§ What to produce
Sift the listing for lines that hold the string "with" and pull them out.
──────── Stored records ────────
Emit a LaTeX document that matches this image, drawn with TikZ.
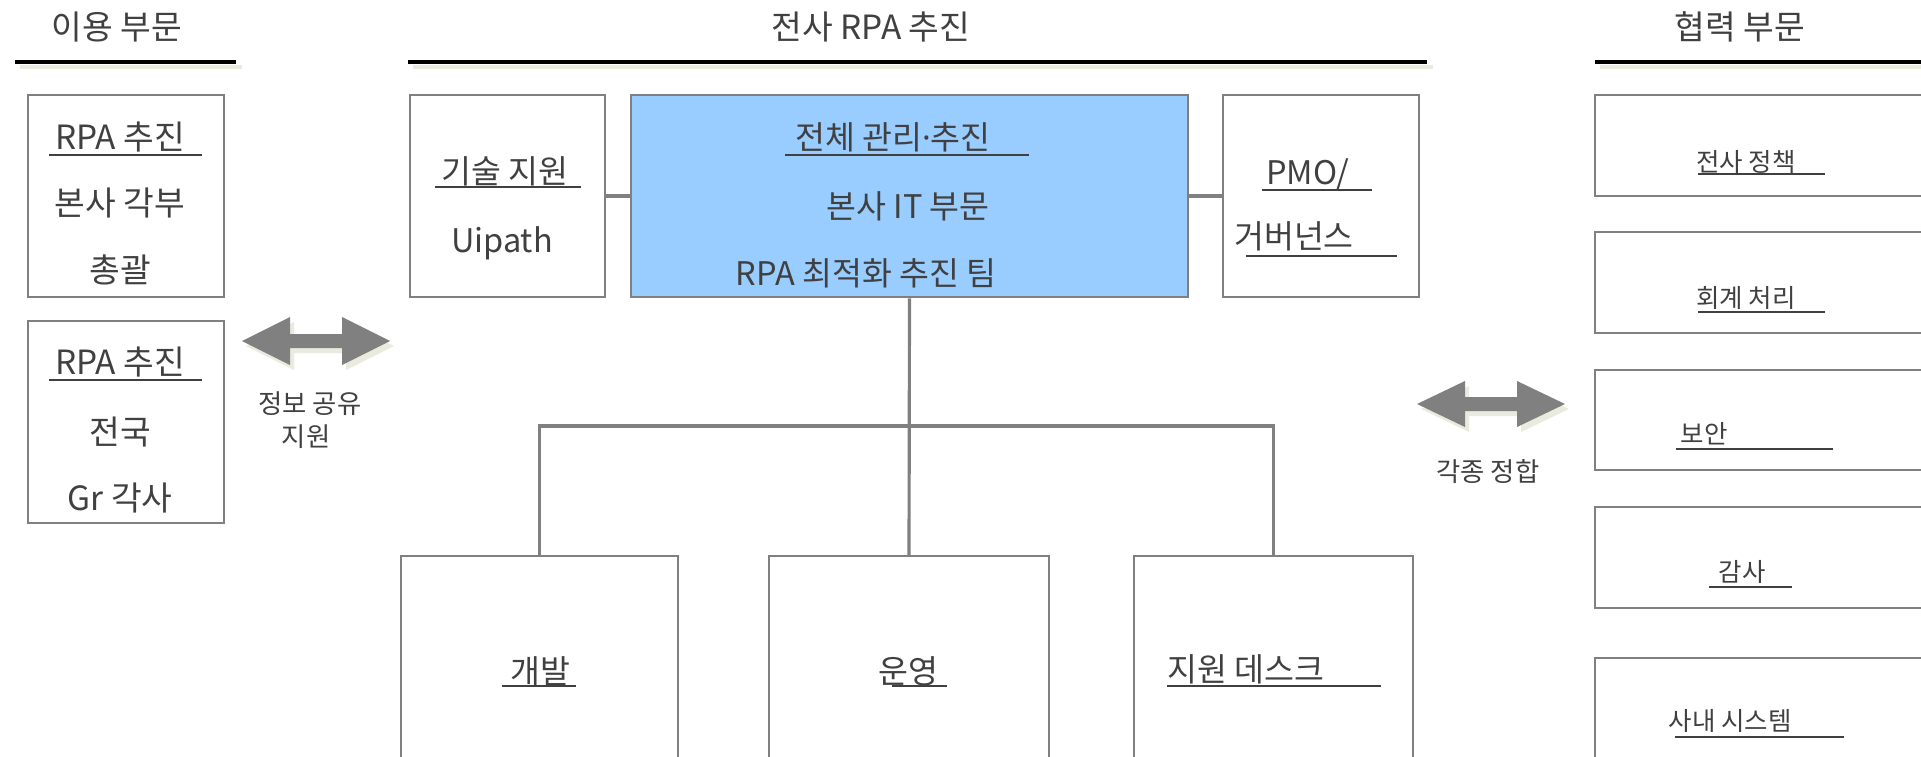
\documentclass[tikz,border=0pt]{standalone}
\usepackage{fontspec}
\setmainfont{Noto Sans CJK KR}
\newfontfamily\dotfont{Noto Sans}
\usetikzlibrary{fit}
\definecolor{boxgray}{RGB}{128,128,128}
\definecolor{txtgray}{RGB}{64,64,64}
\definecolor{headblue}{RGB}{153,204,255}
\definecolor{shade}{RGB}{234,234,222}
\begin{document}
\begin{tikzpicture}[x=0.02cm, y=-0.02cm,
                    box/.style={draw=boxgray, line width=1.5pt, inner sep=0pt},
                    link/.style={draw=boxgray, line width=1.8pt},
                    txt/.style={text=txtgray, inner sep=0pt, font=\fontsize{18.5}{22}\selectfont},
                    usetxt/.style={text=txtgray, inner sep=0pt, font=\fontsize{19}{22}\selectfont},
                    side/.style={text=txtgray, inner sep=0pt, font=\fontsize{14.5}{17}\selectfont},
                    small/.style={text=txtgray, inner sep=0pt, font=\fontsize{15}{18}\selectfont},
                    title/.style={text=txtgray, inner sep=0pt, font=\fontsize{19}{22}\selectfont},
                    uline/.style={draw=txtgray, line width=0.9pt},
                    headline/.style={draw=black, line width=2.2pt},
                    headshade/.style={draw=shade, line width=2.2pt},
                    bigarrow/.style={fill=boxgray},
                    arrowshade/.style={fill=shade, shift={(4,5)}}]
                    \useasboundingbox (0,0) rectangle (1921,757);
                    \clip (0,0) rectangle (1921,757);
                    \node (tuse) at (117,27) [title] {이용 부문};
                    \node (tall) at (871,27) [title] {전사 RPA 추진};
                    \node (tcoop) at (1740,27) [title] {협력 부문};
                    \draw[headshade] (20,67) -- (242,67);
                    \draw[headshade] (413,67) -- (1433,67);
                    \draw[headshade] (1600,67) -- (1921,67);
                    \draw[headline] (15,62) -- (236,62);
                    \draw[headline] (408,62) -- (1427,62);
                    \draw[headline] (1595,62) -- (1921,62);
                    \node (use1) [box, fit={(28,95) (224,297)}] {};
                    \node (use2) [box, fit={(28,321) (224,523)}] {};
                    \node (u1a) at (120,137) [usetxt] {RPA 추진};
                    \draw[uline] (49,155) -- (202,155);
                    \node (u1b) at (120,203) [usetxt] {본사 각부};
                    \node (u1c) at (120,270) [usetxt] {총괄};
                    \node (u2a) at (120,362) [usetxt] {RPA 추진};
                    \draw[uline] (49,380) -- (202,380);
                    \node (u2b) at (120,432) [usetxt] {전국};
                    \node (u2c) at (120,498) [usetxt] {Gr 각사};
                    \fill[arrowshade] (242,341) -- (290,317) -- (290,334) -- (342,334) -- (342,317) -- (390,341)
                          -- (342,365) -- (342,348) -- (290,348) -- (290,365) -- cycle;
                    \fill[bigarrow] (242,341) -- (290,317) -- (290,334) -- (342,334) -- (342,317) -- (390,341)
                          -- (342,365) -- (342,348) -- (290,348) -- (290,365) -- cycle;
                    \node (share1) at (310,404) [small] {정보 공유};
                    \node (share2) at (306,437) [small] {지원};
                    \node (tech) [box, fit={(410,95) (605,297)}] {};
                    \node (head) [box, fill=headblue, fit={(631,95) (1188,297)}] {};
                    \node (pmo) [box, fit={(1223,95) (1419,297)}] {};
                    \draw[link] (tech.east) -- (head.west);
                    \draw[link] (head.east) -- (pmo.west);
                    \node (techa) at (505,171) [txt] {기술 지원};
                    \draw[uline] (435,187) -- (581,187);
                    \node (techb) at (502,243) [txt] {Uipath};
                    \node (heada) at (893,137) [txt] {전체 관리{\dotfont ·}추진};
                    \draw[uline] (785,155) -- (1029,155);
                    \node (headb) at (908,206) [txt] {본사 IT 부문};
                    \node (headc) at (866,273) [txt] {RPA 최적화 추진 팀};
                    \node (pmoa) at (1308,175) [txt] {PMO/};
                    \draw[uline] (1262,190) -- (1372,190);
                    \node (pmob) at (1294,236) [txt] {거버넌스};
                    \draw[uline] (1246,256) -- (1397,256);
                    \node (dev) [box, fit={(401,556) (678,790)}] {};
                    \node (ops) [box, fit={(769,556) (1049,790)}] {};
                    \node (desk) [box, fit={(1134,556) (1413,790)}] {};
                    \coordinate (bus) at (909,426);
                    \draw[link] (head.south) -- (ops.north |- 0,556);
                    \draw[link] (dev.north |- 0,556) |- (bus) -| (desk.north |- 0,556);
                    \node (deva) at (540,671) [txt] {개발};
                    \draw[uline] (502,686) -- (576,686);
                    \node (opsa) at (908,671) [txt] {운영};
                    \draw[uline] (892,686) -- (947,686);
                    \node (deska) at (1246,669) [txt] {지원 데스크};
                    \draw[uline] (1167,686) -- (1381,686);
                    \fill[arrowshade] (1417,404) -- (1465,381) -- (1465,397) -- (1517,397) -- (1517,381) -- (1565,404)
                          -- (1517,427) -- (1517,411) -- (1465,411) -- (1465,427) -- cycle;
                    \fill[bigarrow] (1417,404) -- (1465,381) -- (1465,397) -- (1517,397) -- (1517,381) -- (1565,404)
                          -- (1517,427) -- (1517,411) -- (1465,411) -- (1465,427) -- cycle;
                    \node (fit1) at (1488,472) [small] {각종 정합};
                    \node (co1) [box, fit={(1595,95) (1940,196)}] {};
                    \node (co2) [box, fit={(1595,232) (1940,333)}] {};
                    \node (co3) [box, fit={(1595,370) (1940,470)}] {};
                    \node (co4) [box, fit={(1595,507) (1940,608)}] {};
                    \node (co5) [box, fit={(1595,658) (1940,790)}] {};
                    \node (co1a) at (1746,162) [side] {전사 정책};
                    \draw[uline] (1698,174) -- (1825,174);
                    \node (co2a) at (1746,298) [side] {회계 처리};
                    \draw[uline] (1698,312) -- (1825,312);
                    \node (co3a) at (1704,434) [side] {보안};
                    \draw[uline] (1676,449) -- (1833,449);
                    \node (co4a) at (1742,572) [side] {감사};
                    \draw[uline] (1709,587) -- (1792,587);
                    \node (co5a) at (1730,721) [side] {사내 시스템};
                    \draw[uline] (1675,737) -- (1844,737);
\end{tikzpicture}
\end{document}
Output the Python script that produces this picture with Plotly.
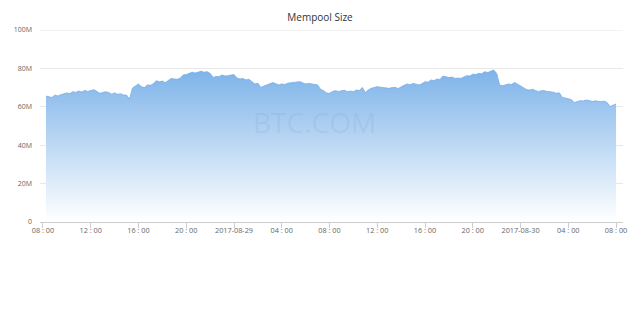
────────
§ Final result
Emit a LaTeX document that matches this image, drawn with TikZ.
Output the Python script that produces this picture with Plotly.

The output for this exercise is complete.